El pecado del anacronismo. No se trata, naturalmente, de pasar de la execración a la admiración: es cierto que, más allá de la redimensión (necesaria) de los horrores, el historiador auténtico debe evitar aquí, como en cualquier otro lugar, el pecado mortal del anacronismo. El pasado hay que valorarlo según sus categorías, no según las nuestras: la actividad de aquellos tribunales se inspiraba en la necesidad de proteger la vida social, cuya tranquilidad se basaba en una fe común; y estaba movida por el ansia sincera de practicar la más alta de las caridades: la espiritual.
Así como las autoridades de hoy en día consideran su obligación la tutela de la salud de los ciudadanos, la Iglesia católica estaba convencida de tener que responder ante Dios de la salvación eterna de sus hijos. Salvación que corría peligro a causa del más tóxico de los venenos: la herejía.

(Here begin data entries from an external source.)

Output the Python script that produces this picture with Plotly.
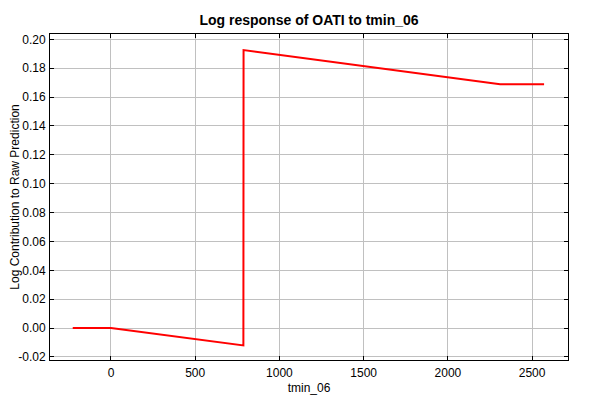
import plotly.graph_objects as go

tmin_06 = [-227, 0, 786, 787, 2310, 2571]
log_contribution = [0.0, 0.0, -0.0120, 0.1926, 0.1689, 0.1689]

y_ticks = [-0.02, 0.0, 0.02, 0.04, 0.06, 0.08, 0.10, 0.12, 0.14, 0.16, 0.18, 0.20]
y_tick_labels = ["-0.02", "0.00", "0.02", "0.04", "0.06", "0.08", "0.10", "0.12", "0.14", "0.16", "0.18", "0.20"]
x_ticks = [0, 500, 1000, 1500, 2000, 2500]

fig = go.Figure()
fig.add_trace(go.Scatter(x=tmin_06, y=log_contribution, mode="lines",
                         line=dict(color="#ff0000", width=2), showlegend=False))

# The page body adds an 8px offset; figure size and margins account for it.
axis_font = dict(family="Liberation Sans, Arial, sans-serif", size=12, color="#000000")
fig.update_layout(
    width=592, height=392,
    margin=dict(l=42, r=32, t=26, b=40),
    paper_bgcolor="white", plot_bgcolor="white",
    title=dict(text="<b>Log response of OATI to tmin_06</b>", x=(309 - 8) / 592, xanchor="center",
               y=1 - 12/392, yanchor="middle",
               font=dict(family="Liberation Sans, Arial, sans-serif", size=14, color="#000000")),
    xaxis=dict(range=[-362, 2713], tickvals=x_ticks, showgrid=True, gridcolor="#c0c0c0",
               gridwidth=1, zeroline=False, showline=True, linecolor="#000000", linewidth=1,
               mirror="ticks", ticks="inside", ticklen=4, tickcolor="#000000",
               tickfont=axis_font, automargin=False, ticklabelstandoff=2,
               title=dict(text="tmin_06", font=axis_font, standoff=4)),
    yaxis=dict(range=[-0.0221, 0.2037], tickvals=y_ticks, ticktext=y_tick_labels,
               showgrid=True, gridcolor="#c0c0c0", gridwidth=1, zeroline=False,
               showline=True, linecolor="#000000", linewidth=1, mirror="ticks",
               ticks="inside", ticklen=4, tickcolor="#000000", tickfont=axis_font,
               automargin=False, ticklabelstandoff=1,
               title=dict(text="Log Contribution to Raw Prediction", font=axis_font, standoff=4)),
)

fig.write_html("out.html")
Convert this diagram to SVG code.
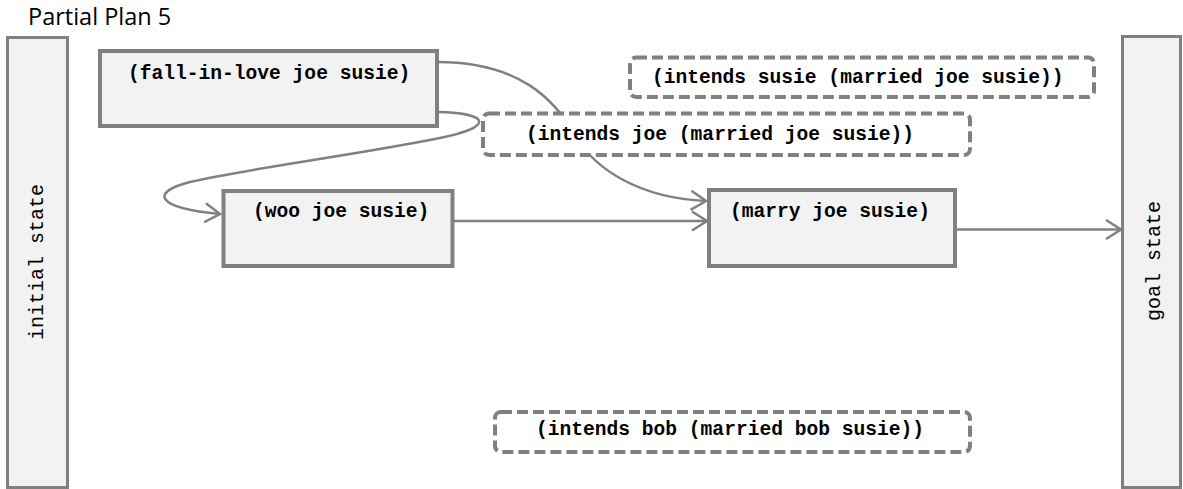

Burda propaganda. Discursos complejos, se entiende, que exigirían otro artículo. Aquí, basta poner sobre aviso y señalar que pertenece a una burda propaganda y no a una historiografía presentable el sumario del artículo de «Il Manifesto»: «Un programa de la RAI se hace cómplice del Vaticano para reescribir la Historia y rehabilitar a la Inquisición, madre de todas las torturas y masacres de inocentes». Los lectores merecen algo mejor.